* **YOUR INSTRUCTIONS**: Write out each line that follows exactly as it stands, without the pictures.
----- PROVIDED MATERIAL -----
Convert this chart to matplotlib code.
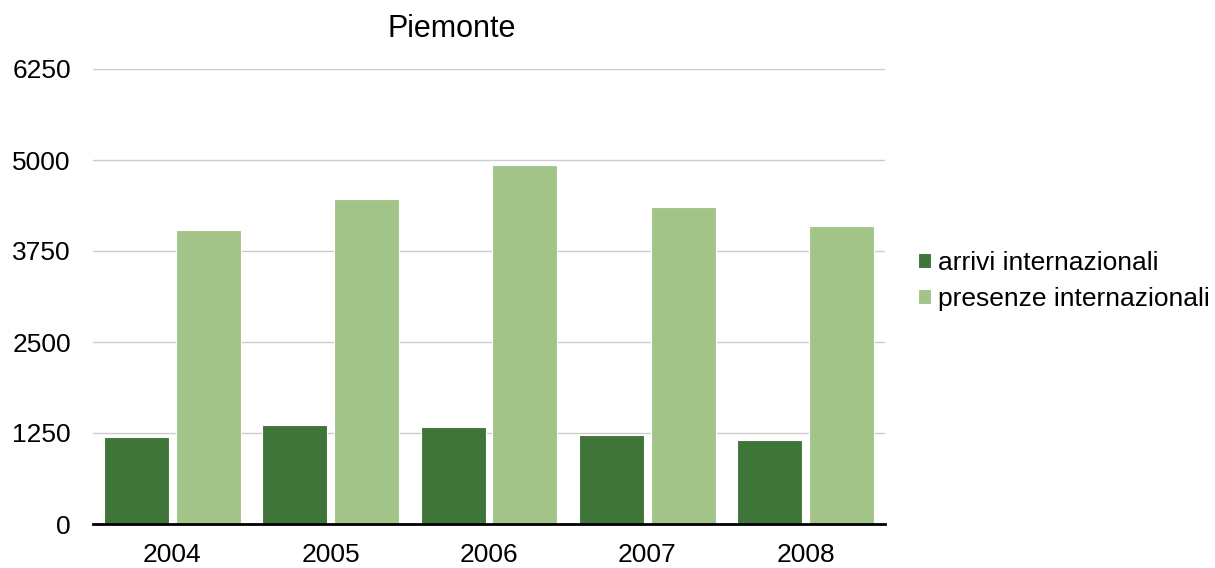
import numpy as np
import matplotlib.pyplot as plt

plt.rcParams['font.family'] = ['Liberation Sans', 'DejaVu Sans']

years = ['2004', '2005', '2006', '2007', '2008']
arrivi = [1191, 1360, 1328, 1222, 1158]
presenze = [4035, 4461, 4936, 4351, 4091]
yticks = [0, 1250, 2500, 3750, 5000, 6250]

fig = plt.figure(figsize=(12.15, 5.68), dpi=100)
ax = fig.add_axes([93 / 1215, 1 - 524 / 568, 792 / 1215, 455 / 568])

x = np.arange(len(years))
w = 0.41
ax.bar(x - w / 2 - 0.022, arrivi, w, color='#3f7539', edgecolor='white', linewidth=0.8,
       label='arrivi internazionali', zorder=3)
ax.bar(x + w / 2 + 0.022, presenze, w, color='#a2c489', edgecolor='white', linewidth=0.8,
       label='presenze internazionali', zorder=3)

ax.set_xlim(-0.5, len(years) - 0.5)
ax.set_ylim(0, 6250)
ax.set_yticks(yticks)
ax.set_yticklabels([str(t) for t in yticks], fontsize=19)
ax.set_xticks(x)
ax.set_xticklabels(years, fontsize=19)
ax.grid(axis='y', color='#cccccc', linewidth=1, zorder=0)
for s in ['top', 'right', 'left']:
    ax.spines[s].set_visible(False)
ax.spines['bottom'].set_linewidth(2)
ax.spines['bottom'].set_zorder(4)
ax.tick_params(length=0)
ax.tick_params(axis='x', pad=14)
ax.tick_params(axis='y', pad=16)

fig.text(452 / 1215, 1 - 29 / 568, 'Piemonte', fontsize=22, ha='center', va='center')

ax.legend(loc='center left', bbox_to_anchor=(1.042, 0.534), frameon=False, fontsize=19,
          handlelength=0.5, handleheight=0.5, handletextpad=0.25, labelspacing=0.45,
          borderpad=0, borderaxespad=0)

fig.savefig('out.png', dpi=100)
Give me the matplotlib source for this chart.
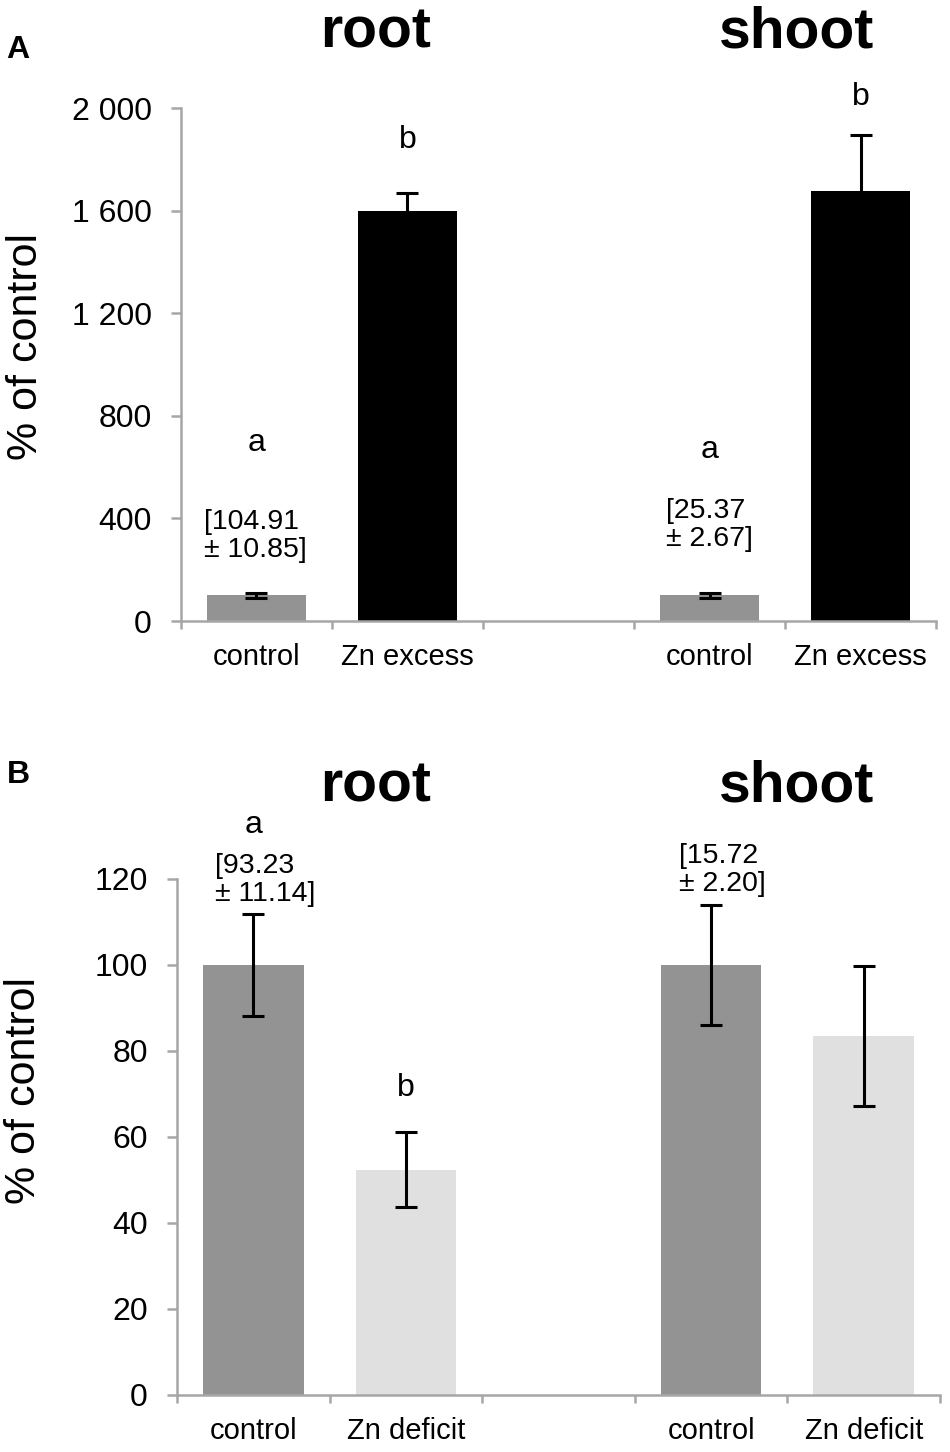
import numpy as np
import matplotlib
matplotlib.use('Agg')
import matplotlib.pyplot as plt

plt.rcParams['font.family'] = ['Liberation Sans', 'DejaVu Sans']

#------------------------------------------------------------------------------
# data

x_pos = [0, 1, 3, 4]          # slot 2 is the empty gap between root and shoot
groups = ['root', 'shoot']

# panel A : Zn excess
a_labels = ['control', 'Zn excess', 'control', 'Zn excess']
a_values = [100, 1598, 100, 1678]
a_errors = [10.3, 72, 10.5, 215]
a_colors = ['#939393', '#000000', '#939393', '#000000']
a_letters = ['a', 'b', 'a', 'b']
a_letter_y = [694, 1875, 667, 2043]
a_notes = ['[104.91\n± 10.85]', '', '[25.37\n± 2.67]', '']
a_note_y = [331, 0, 374, 0]
a_note_dx = [-0.35, 0, -0.29, 0]
a_yticks = [0, 400, 800, 1200, 1600, 2000]
a_yticklabels = ['0', '400', '800', '1 200', '1 600', '2 000']

# panel B : Zn deficit
b_labels = ['control', 'Zn deficit', 'control', 'Zn deficit']
b_values = [100, 52.4, 100, 83.4]
b_errors = [11.9, 8.8, 14.0, 16.3]
b_colors = ['#939393', '#e0e0e0', '#939393', '#e0e0e0']
b_letters = ['a', 'b', '', '']
b_letter_y = [132.6, 71.4, 0, 0]
b_notes = ['[93.23\n± 11.14]', '', '[15.72\n± 2.20]', '']
b_note_y = [119.8, 0, 122.1, 0]
b_note_dx = [-0.25, 0, -0.21, 0]
b_yticks = [0, 20, 40, 60, 80, 100, 120]
b_yticklabels = [str(t) for t in b_yticks]

#------------------------------------------------------------------------------

axis_grey = '#a6a6a6'


def draw_panel(ax, labels, values, errors, colors, letters, letter_y,
               notes, note_y, note_dx, yticks, yticklabels):

    ax.bar(x_pos, values, width=0.66, color=colors, zorder=2)
    ax.errorbar(x_pos, values, yerr=errors, fmt='none', ecolor='black',
                elinewidth=2.2, capsize=8, capthick=2.2, zorder=3)

    for xx, lt, ly in zip(x_pos, letters, letter_y):
        if lt:
            ax.text(xx, ly, lt, ha='center', va='center', fontsize=23,
                    clip_on=False)

    for xx, nt, ny, dx in zip(x_pos, notes, note_y, note_dx):
        if nt:
            ax.text(xx + dx, ny, nt, ha='left', va='center', fontsize=20.5,
                    linespacing=1.1, clip_on=False)

    ax.set_xlim(-0.5, 4.5)
    ax.set_ylim(yticks[0], yticks[-1])

    ax.set_xticks(x_pos)
    ax.set_xticklabels(labels, fontsize=21)
    ax.set_xticks(np.arange(-0.5, 5, 1.0), minor=True)
    ax.tick_params(axis='x', which='major', length=0, pad=16)
    ax.tick_params(axis='x', which='minor', length=6, width=1.8,
                   color=axis_grey, direction='out')

    ax.set_yticks(yticks)
    ax.set_yticklabels(yticklabels, fontsize=23)
    ax.tick_params(axis='y', length=7, width=1.8, color=axis_grey, pad=14)

    for side in ['top', 'right']:
        ax.spines[side].set_visible(False)
    for side in ['left', 'bottom']:
        ax.spines[side].set_color(axis_grey)
        ax.spines[side].set_linewidth(1.8)

    ax.set_ylabel('% of control', fontsize=31, va='center')


fig = plt.figure(figsize=(9.5, 14.52), dpi=100)

axA = fig.add_axes([0.1905, 0.5723, 0.7948, 0.3533])
draw_panel(axA, a_labels, a_values, a_errors, a_colors, a_letters,
           a_letter_y, a_notes, a_note_y, a_note_dx, a_yticks, a_yticklabels)
axA.yaxis.set_label_coords(-0.205, 0.535)

axB = fig.add_axes([0.1863, 0.0393, 0.8032, 0.3554])
draw_panel(axB, b_labels, b_values, b_errors, b_colors, b_letters,
           b_letter_y, b_notes, b_note_y, b_note_dx, b_yticks, b_yticklabels)
axB.yaxis.set_label_coords(-0.20, 0.59)

#-- group titles and panel letters --
for gx, gname in zip([0.395, 0.839], groups):
    fig.text(gx, 0.9676, gname, ha='center', va='baseline', fontsize=41,
             fontweight='bold')
    fig.text(gx, 0.4483, gname, ha='center', va='baseline', fontsize=41,
             fontweight='bold')

fig.text(0.007, 0.960, 'A', ha='left', va='baseline', fontsize=23,
         fontweight='bold')
fig.text(0.007, 0.4607, 'B', ha='left', va='baseline', fontsize=23,
         fontweight='bold')

fig.savefig('out.png', dpi=100)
-----
* **RESPONSE**:
Convert this chart to matplotlib code.
import numpy as np
import matplotlib.pyplot as plt

plt.rcParams['font.family'] = ['Liberation Sans', 'DejaVu Sans']

years = ['2004', '2005', '2006', '2007', '2008']
arrivi = [1191, 1360, 1328, 1222, 1158]
presenze = [4035, 4461, 4936, 4351, 4091]
yticks = [0, 1250, 2500, 3750, 5000, 6250]

fig = plt.figure(figsize=(12.15, 5.68), dpi=100)
ax = fig.add_axes([93 / 1215, 1 - 524 / 568, 792 / 1215, 455 / 568])

x = np.arange(len(years))
w = 0.41
ax.bar(x - w / 2 - 0.022, arrivi, w, color='#3f7539', edgecolor='white', linewidth=0.8,
       label='arrivi internazionali', zorder=3)
ax.bar(x + w / 2 + 0.022, presenze, w, color='#a2c489', edgecolor='white', linewidth=0.8,
       label='presenze internazionali', zorder=3)

ax.set_xlim(-0.5, len(years) - 0.5)
ax.set_ylim(0, 6250)
ax.set_yticks(yticks)
ax.set_yticklabels([str(t) for t in yticks], fontsize=19)
ax.set_xticks(x)
ax.set_xticklabels(years, fontsize=19)
ax.grid(axis='y', color='#cccccc', linewidth=1, zorder=0)
for s in ['top', 'right', 'left']:
    ax.spines[s].set_visible(False)
ax.spines['bottom'].set_linewidth(2)
ax.spines['bottom'].set_zorder(4)
ax.tick_params(length=0)
ax.tick_params(axis='x', pad=14)
ax.tick_params(axis='y', pad=16)

fig.text(452 / 1215, 1 - 29 / 568, 'Piemonte', fontsize=22, ha='center', va='center')

ax.legend(loc='center left', bbox_to_anchor=(1.042, 0.534), frameon=False, fontsize=19,
          handlelength=0.5, handleheight=0.5, handletextpad=0.25, labelspacing=0.45,
          borderpad=0, borderaxespad=0)

fig.savefig('out.png', dpi=100)
Give me the matplotlib source for this chart.
import numpy as np
import matplotlib
matplotlib.use('Agg')
import matplotlib.pyplot as plt

plt.rcParams['font.family'] = ['Liberation Sans', 'DejaVu Sans']

#------------------------------------------------------------------------------
# data

x_pos = [0, 1, 3, 4]          # slot 2 is the empty gap between root and shoot
groups = ['root', 'shoot']

# panel A : Zn excess
a_labels = ['control', 'Zn excess', 'control', 'Zn excess']
a_values = [100, 1598, 100, 1678]
a_errors = [10.3, 72, 10.5, 215]
a_colors = ['#939393', '#000000', '#939393', '#000000']
a_letters = ['a', 'b', 'a', 'b']
a_letter_y = [694, 1875, 667, 2043]
a_notes = ['[104.91\n± 10.85]', '', '[25.37\n± 2.67]', '']
a_note_y = [331, 0, 374, 0]
a_note_dx = [-0.35, 0, -0.29, 0]
a_yticks = [0, 400, 800, 1200, 1600, 2000]
a_yticklabels = ['0', '400', '800', '1 200', '1 600', '2 000']

# panel B : Zn deficit
b_labels = ['control', 'Zn deficit', 'control', 'Zn deficit']
b_values = [100, 52.4, 100, 83.4]
b_errors = [11.9, 8.8, 14.0, 16.3]
b_colors = ['#939393', '#e0e0e0', '#939393', '#e0e0e0']
b_letters = ['a', 'b', '', '']
b_letter_y = [132.6, 71.4, 0, 0]
b_notes = ['[93.23\n± 11.14]', '', '[15.72\n± 2.20]', '']
b_note_y = [119.8, 0, 122.1, 0]
b_note_dx = [-0.25, 0, -0.21, 0]
b_yticks = [0, 20, 40, 60, 80, 100, 120]
b_yticklabels = [str(t) for t in b_yticks]

#------------------------------------------------------------------------------

axis_grey = '#a6a6a6'


def draw_panel(ax, labels, values, errors, colors, letters, letter_y,
               notes, note_y, note_dx, yticks, yticklabels):

    ax.bar(x_pos, values, width=0.66, color=colors, zorder=2)
    ax.errorbar(x_pos, values, yerr=errors, fmt='none', ecolor='black',
                elinewidth=2.2, capsize=8, capthick=2.2, zorder=3)

    for xx, lt, ly in zip(x_pos, letters, letter_y):
        if lt:
            ax.text(xx, ly, lt, ha='center', va='center', fontsize=23,
                    clip_on=False)

    for xx, nt, ny, dx in zip(x_pos, notes, note_y, note_dx):
        if nt:
            ax.text(xx + dx, ny, nt, ha='left', va='center', fontsize=20.5,
                    linespacing=1.1, clip_on=False)

    ax.set_xlim(-0.5, 4.5)
    ax.set_ylim(yticks[0], yticks[-1])

    ax.set_xticks(x_pos)
    ax.set_xticklabels(labels, fontsize=21)
    ax.set_xticks(np.arange(-0.5, 5, 1.0), minor=True)
    ax.tick_params(axis='x', which='major', length=0, pad=16)
    ax.tick_params(axis='x', which='minor', length=6, width=1.8,
                   color=axis_grey, direction='out')

    ax.set_yticks(yticks)
    ax.set_yticklabels(yticklabels, fontsize=23)
    ax.tick_params(axis='y', length=7, width=1.8, color=axis_grey, pad=14)

    for side in ['top', 'right']:
        ax.spines[side].set_visible(False)
    for side in ['left', 'bottom']:
        ax.spines[side].set_color(axis_grey)
        ax.spines[side].set_linewidth(1.8)

    ax.set_ylabel('% of control', fontsize=31, va='center')


fig = plt.figure(figsize=(9.5, 14.52), dpi=100)

axA = fig.add_axes([0.1905, 0.5723, 0.7948, 0.3533])
draw_panel(axA, a_labels, a_values, a_errors, a_colors, a_letters,
           a_letter_y, a_notes, a_note_y, a_note_dx, a_yticks, a_yticklabels)
axA.yaxis.set_label_coords(-0.205, 0.535)

axB = fig.add_axes([0.1863, 0.0393, 0.8032, 0.3554])
draw_panel(axB, b_labels, b_values, b_errors, b_colors, b_letters,
           b_letter_y, b_notes, b_note_y, b_note_dx, b_yticks, b_yticklabels)
axB.yaxis.set_label_coords(-0.20, 0.59)

#-- group titles and panel letters --
for gx, gname in zip([0.395, 0.839], groups):
    fig.text(gx, 0.9676, gname, ha='center', va='baseline', fontsize=41,
             fontweight='bold')
    fig.text(gx, 0.4483, gname, ha='center', va='baseline', fontsize=41,
             fontweight='bold')

fig.text(0.007, 0.960, 'A', ha='left', va='baseline', fontsize=23,
         fontweight='bold')
fig.text(0.007, 0.4607, 'B', ha='left', va='baseline', fontsize=23,
         fontweight='bold')

fig.savefig('out.png', dpi=100)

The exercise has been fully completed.